## Begin Supplied information

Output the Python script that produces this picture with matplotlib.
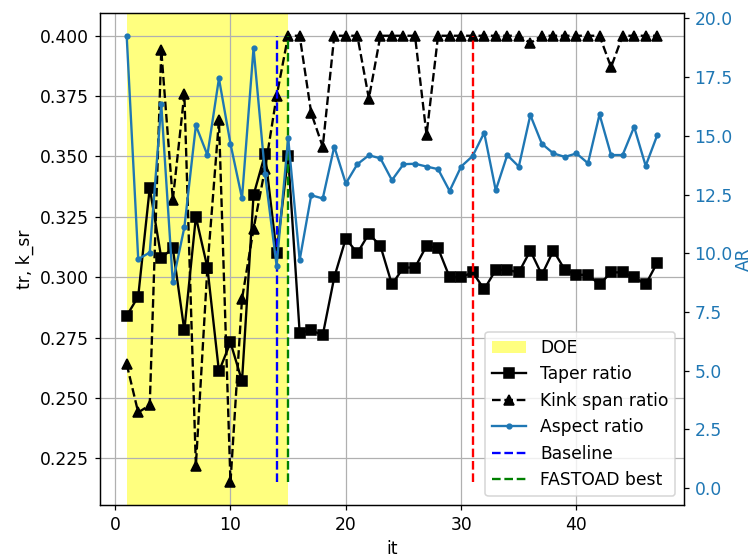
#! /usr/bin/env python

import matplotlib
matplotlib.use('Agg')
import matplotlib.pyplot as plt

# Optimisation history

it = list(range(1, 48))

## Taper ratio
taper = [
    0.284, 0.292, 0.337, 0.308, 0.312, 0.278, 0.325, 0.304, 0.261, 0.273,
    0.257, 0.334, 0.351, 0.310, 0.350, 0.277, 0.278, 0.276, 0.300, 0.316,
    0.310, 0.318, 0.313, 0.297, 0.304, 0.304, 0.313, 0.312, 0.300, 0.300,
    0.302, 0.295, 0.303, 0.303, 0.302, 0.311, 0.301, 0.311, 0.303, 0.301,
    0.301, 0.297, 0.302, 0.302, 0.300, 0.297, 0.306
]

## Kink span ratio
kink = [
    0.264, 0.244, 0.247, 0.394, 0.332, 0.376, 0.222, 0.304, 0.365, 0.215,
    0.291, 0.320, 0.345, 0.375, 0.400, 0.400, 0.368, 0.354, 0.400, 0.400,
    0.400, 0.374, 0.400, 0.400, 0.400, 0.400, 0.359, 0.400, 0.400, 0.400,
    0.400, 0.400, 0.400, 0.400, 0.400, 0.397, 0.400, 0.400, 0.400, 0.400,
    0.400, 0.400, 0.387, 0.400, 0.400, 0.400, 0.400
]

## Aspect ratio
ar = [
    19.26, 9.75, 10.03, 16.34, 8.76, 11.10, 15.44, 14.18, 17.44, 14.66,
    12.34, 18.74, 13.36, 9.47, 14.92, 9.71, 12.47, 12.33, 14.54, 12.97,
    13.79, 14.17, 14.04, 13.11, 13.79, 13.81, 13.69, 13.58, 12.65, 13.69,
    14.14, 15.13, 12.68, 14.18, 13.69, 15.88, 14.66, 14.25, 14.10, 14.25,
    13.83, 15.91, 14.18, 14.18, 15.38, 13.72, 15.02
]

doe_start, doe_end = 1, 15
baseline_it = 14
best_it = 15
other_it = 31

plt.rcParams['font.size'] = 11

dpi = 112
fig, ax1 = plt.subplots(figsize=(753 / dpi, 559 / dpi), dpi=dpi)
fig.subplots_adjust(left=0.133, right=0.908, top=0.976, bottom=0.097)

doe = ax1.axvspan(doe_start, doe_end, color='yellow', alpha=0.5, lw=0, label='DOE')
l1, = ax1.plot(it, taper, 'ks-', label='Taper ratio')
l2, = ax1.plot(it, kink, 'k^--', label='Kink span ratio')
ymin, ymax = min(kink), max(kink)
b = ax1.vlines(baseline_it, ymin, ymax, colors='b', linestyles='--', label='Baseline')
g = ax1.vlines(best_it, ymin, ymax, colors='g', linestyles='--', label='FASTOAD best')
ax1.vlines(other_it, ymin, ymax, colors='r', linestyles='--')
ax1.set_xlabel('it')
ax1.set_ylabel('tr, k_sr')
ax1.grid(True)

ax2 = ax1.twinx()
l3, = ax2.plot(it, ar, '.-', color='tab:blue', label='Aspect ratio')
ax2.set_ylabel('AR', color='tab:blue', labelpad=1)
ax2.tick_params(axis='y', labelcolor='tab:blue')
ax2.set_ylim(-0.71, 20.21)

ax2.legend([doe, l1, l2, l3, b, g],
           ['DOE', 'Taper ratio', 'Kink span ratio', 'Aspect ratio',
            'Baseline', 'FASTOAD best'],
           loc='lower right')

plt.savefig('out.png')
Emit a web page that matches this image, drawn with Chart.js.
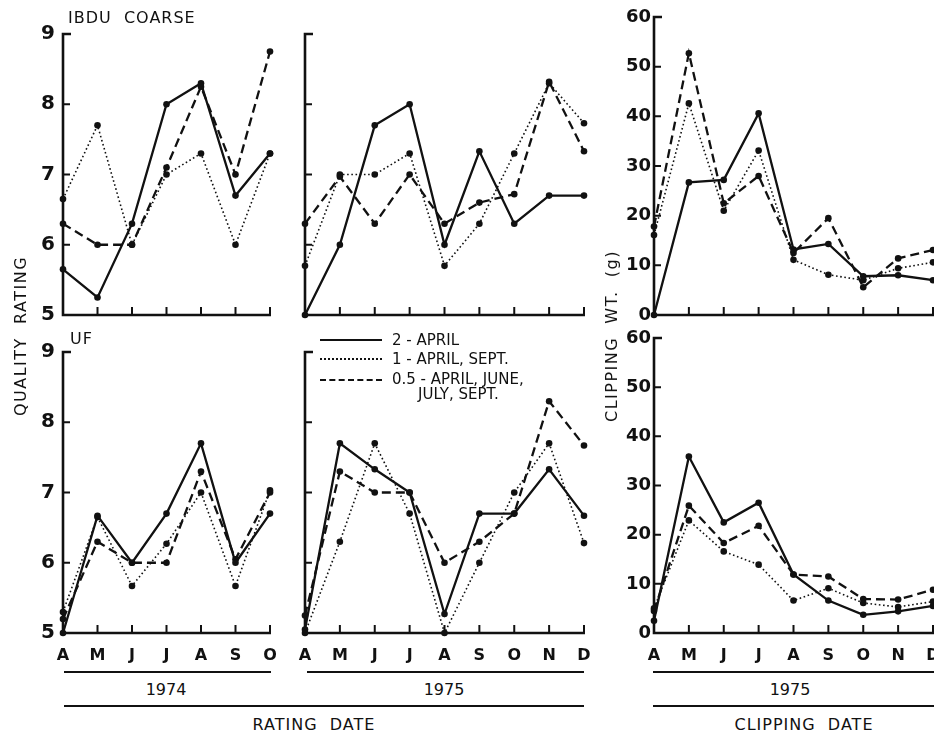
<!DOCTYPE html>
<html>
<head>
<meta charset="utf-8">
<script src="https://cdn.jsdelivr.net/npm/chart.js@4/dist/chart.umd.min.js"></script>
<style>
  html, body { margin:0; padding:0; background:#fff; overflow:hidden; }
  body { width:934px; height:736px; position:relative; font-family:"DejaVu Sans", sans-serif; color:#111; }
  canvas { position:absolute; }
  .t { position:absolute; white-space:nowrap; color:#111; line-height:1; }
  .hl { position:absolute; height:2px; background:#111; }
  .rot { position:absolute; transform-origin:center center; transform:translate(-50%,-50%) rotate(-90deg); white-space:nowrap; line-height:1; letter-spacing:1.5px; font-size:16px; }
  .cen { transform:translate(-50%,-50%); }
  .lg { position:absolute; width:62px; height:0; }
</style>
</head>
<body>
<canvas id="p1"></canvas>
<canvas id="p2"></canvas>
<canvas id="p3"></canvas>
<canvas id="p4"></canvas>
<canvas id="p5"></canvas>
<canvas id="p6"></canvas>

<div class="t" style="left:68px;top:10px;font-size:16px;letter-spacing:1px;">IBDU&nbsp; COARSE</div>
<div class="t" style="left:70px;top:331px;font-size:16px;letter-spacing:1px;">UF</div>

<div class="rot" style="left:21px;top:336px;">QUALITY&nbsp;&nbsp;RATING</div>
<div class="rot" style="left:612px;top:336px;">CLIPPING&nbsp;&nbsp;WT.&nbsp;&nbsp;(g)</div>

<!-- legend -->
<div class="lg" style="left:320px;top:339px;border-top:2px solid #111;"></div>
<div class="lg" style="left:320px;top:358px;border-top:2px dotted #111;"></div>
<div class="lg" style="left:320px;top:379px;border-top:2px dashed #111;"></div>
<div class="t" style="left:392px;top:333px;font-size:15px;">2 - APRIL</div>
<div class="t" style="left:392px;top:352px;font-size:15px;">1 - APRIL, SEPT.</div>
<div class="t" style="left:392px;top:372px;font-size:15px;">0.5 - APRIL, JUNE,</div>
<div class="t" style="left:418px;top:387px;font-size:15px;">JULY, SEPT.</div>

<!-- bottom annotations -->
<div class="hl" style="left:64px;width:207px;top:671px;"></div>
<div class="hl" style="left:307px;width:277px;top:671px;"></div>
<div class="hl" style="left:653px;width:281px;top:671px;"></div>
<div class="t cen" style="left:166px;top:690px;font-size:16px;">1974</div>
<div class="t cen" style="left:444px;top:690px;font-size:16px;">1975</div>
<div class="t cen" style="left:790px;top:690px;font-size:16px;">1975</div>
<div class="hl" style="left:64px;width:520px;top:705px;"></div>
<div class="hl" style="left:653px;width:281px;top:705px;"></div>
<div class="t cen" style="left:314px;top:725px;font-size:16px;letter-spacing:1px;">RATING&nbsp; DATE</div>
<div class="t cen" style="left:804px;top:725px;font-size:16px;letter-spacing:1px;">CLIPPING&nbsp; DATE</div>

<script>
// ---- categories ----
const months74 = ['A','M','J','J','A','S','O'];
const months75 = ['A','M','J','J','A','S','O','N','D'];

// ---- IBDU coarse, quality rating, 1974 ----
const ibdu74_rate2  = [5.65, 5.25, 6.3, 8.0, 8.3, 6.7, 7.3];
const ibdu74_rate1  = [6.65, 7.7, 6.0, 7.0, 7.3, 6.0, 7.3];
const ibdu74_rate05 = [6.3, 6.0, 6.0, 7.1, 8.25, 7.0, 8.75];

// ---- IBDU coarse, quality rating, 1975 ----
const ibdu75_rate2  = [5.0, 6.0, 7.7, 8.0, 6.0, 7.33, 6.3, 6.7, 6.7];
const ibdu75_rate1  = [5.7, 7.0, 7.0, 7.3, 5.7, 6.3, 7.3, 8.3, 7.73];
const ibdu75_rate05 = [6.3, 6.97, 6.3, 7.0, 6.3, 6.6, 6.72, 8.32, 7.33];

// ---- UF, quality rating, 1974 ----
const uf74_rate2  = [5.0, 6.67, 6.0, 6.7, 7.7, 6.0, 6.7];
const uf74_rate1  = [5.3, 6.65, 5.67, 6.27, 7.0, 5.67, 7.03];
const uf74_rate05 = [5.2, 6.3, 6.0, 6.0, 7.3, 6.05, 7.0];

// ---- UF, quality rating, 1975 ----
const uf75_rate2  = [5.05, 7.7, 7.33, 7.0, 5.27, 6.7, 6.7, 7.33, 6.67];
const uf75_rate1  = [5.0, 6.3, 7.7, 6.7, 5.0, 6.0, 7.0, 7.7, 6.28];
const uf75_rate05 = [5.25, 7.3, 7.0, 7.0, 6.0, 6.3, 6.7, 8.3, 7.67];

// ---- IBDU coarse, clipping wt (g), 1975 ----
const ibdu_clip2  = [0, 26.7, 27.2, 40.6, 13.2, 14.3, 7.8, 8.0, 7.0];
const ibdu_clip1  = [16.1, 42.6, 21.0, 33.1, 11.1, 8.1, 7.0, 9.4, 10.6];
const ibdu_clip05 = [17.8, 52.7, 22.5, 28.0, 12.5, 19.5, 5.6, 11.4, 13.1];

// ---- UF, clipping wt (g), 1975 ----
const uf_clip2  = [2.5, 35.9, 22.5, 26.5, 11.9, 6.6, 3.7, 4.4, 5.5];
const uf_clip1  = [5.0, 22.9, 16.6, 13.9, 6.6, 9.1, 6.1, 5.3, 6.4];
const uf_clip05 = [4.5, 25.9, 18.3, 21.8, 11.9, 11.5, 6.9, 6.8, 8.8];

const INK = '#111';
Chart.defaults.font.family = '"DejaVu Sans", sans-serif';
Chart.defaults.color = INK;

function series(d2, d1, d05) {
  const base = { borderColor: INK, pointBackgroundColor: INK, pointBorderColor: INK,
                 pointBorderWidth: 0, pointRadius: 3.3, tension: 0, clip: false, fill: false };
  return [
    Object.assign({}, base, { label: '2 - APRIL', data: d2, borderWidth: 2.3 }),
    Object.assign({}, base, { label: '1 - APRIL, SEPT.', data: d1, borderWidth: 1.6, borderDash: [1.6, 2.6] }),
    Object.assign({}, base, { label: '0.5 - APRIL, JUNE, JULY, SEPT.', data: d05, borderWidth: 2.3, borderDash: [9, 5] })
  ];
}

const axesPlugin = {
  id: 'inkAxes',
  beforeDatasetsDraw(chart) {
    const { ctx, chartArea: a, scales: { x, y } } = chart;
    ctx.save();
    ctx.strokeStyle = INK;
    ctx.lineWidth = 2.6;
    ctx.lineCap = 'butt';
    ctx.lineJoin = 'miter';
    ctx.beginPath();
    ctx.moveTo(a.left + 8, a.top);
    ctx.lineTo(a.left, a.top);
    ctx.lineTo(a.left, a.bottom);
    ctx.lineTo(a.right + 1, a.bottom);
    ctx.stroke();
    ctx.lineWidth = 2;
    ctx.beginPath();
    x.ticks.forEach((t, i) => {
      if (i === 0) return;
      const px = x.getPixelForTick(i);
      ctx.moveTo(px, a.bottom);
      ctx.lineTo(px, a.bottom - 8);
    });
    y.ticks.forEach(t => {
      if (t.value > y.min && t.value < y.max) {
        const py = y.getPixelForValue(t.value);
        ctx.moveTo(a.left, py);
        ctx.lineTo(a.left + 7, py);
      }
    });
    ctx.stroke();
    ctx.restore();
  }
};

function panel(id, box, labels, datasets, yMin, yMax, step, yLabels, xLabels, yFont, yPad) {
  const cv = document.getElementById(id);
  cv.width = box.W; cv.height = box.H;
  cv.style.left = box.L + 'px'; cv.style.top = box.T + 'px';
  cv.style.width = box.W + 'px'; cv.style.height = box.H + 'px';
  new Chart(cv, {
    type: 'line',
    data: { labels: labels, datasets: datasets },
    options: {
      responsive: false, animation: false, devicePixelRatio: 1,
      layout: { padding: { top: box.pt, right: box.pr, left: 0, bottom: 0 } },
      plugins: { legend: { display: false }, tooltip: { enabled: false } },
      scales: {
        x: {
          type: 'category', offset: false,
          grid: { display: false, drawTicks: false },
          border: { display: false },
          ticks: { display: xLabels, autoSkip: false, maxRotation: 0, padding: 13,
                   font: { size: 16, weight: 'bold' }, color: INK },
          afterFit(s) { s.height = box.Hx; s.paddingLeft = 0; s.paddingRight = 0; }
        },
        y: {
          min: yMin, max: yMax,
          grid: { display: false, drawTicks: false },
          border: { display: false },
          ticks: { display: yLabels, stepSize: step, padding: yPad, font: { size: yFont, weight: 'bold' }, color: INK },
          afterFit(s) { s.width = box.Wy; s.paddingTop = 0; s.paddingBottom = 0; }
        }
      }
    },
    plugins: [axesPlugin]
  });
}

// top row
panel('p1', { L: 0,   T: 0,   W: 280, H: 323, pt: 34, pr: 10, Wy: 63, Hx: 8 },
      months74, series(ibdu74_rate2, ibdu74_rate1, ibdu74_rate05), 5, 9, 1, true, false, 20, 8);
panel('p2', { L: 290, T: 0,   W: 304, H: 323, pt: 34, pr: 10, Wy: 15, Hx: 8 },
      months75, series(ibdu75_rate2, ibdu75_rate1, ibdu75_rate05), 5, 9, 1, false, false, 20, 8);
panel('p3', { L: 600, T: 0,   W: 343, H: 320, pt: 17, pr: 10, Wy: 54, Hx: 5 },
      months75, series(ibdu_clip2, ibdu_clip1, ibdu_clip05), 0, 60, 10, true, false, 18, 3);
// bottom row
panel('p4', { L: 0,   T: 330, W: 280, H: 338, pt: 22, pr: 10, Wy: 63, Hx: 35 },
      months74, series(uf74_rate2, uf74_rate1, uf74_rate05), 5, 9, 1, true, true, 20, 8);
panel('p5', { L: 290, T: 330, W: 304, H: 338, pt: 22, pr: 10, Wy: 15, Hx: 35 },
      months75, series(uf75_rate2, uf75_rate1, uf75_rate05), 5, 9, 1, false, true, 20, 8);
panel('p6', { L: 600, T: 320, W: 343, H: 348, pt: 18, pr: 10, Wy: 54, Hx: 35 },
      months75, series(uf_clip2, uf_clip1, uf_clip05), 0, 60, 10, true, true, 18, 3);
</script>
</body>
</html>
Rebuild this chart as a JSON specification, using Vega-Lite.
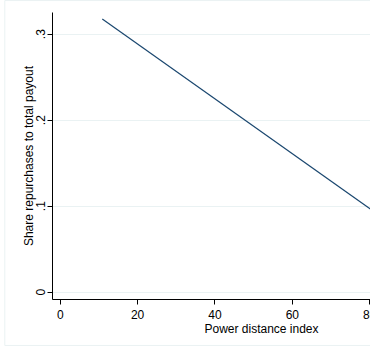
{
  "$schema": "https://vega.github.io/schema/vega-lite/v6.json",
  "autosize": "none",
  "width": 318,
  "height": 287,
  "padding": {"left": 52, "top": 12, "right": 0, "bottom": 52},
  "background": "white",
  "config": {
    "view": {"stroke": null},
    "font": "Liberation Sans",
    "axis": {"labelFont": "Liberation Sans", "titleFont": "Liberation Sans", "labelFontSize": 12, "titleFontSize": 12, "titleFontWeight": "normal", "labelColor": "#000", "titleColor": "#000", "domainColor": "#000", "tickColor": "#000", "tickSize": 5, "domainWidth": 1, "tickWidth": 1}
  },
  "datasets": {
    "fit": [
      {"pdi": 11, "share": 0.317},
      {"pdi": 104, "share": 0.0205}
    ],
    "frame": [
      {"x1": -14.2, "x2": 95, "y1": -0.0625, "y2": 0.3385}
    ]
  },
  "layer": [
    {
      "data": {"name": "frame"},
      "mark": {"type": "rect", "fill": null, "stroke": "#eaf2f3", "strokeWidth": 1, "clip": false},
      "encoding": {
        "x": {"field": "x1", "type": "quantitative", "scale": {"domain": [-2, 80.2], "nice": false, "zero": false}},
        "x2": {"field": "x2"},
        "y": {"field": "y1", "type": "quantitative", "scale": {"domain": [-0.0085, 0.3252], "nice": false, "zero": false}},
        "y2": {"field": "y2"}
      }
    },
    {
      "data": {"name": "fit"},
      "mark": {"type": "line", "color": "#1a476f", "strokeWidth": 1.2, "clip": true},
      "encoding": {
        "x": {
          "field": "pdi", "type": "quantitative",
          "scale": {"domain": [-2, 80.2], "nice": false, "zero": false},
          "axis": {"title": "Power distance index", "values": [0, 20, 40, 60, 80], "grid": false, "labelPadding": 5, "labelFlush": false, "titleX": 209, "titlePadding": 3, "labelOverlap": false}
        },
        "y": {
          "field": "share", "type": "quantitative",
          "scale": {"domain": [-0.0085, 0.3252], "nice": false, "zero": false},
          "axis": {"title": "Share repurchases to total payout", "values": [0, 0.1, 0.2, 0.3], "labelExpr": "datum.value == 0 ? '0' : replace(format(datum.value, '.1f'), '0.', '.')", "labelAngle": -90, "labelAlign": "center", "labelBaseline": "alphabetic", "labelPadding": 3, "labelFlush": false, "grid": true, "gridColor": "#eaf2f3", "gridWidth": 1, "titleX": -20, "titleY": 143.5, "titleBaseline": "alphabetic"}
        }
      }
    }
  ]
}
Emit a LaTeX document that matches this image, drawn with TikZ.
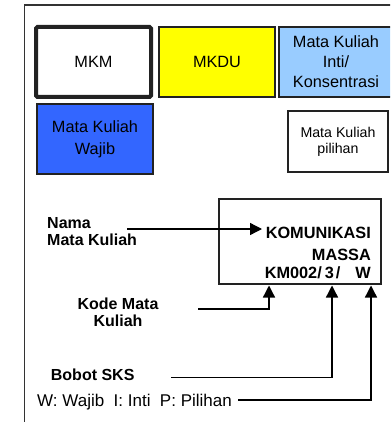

## End Supplied information

## What you have to do
Leave the pictures out and please restate exactly the lines running from the start of the material through the one with "it = list(range(1, 48))".

## Task answer
Output the Python script that produces this picture with matplotlib.
#! /usr/bin/env python

import matplotlib
matplotlib.use('Agg')
import matplotlib.pyplot as plt

# Optimisation history

it = list(range(1, 48))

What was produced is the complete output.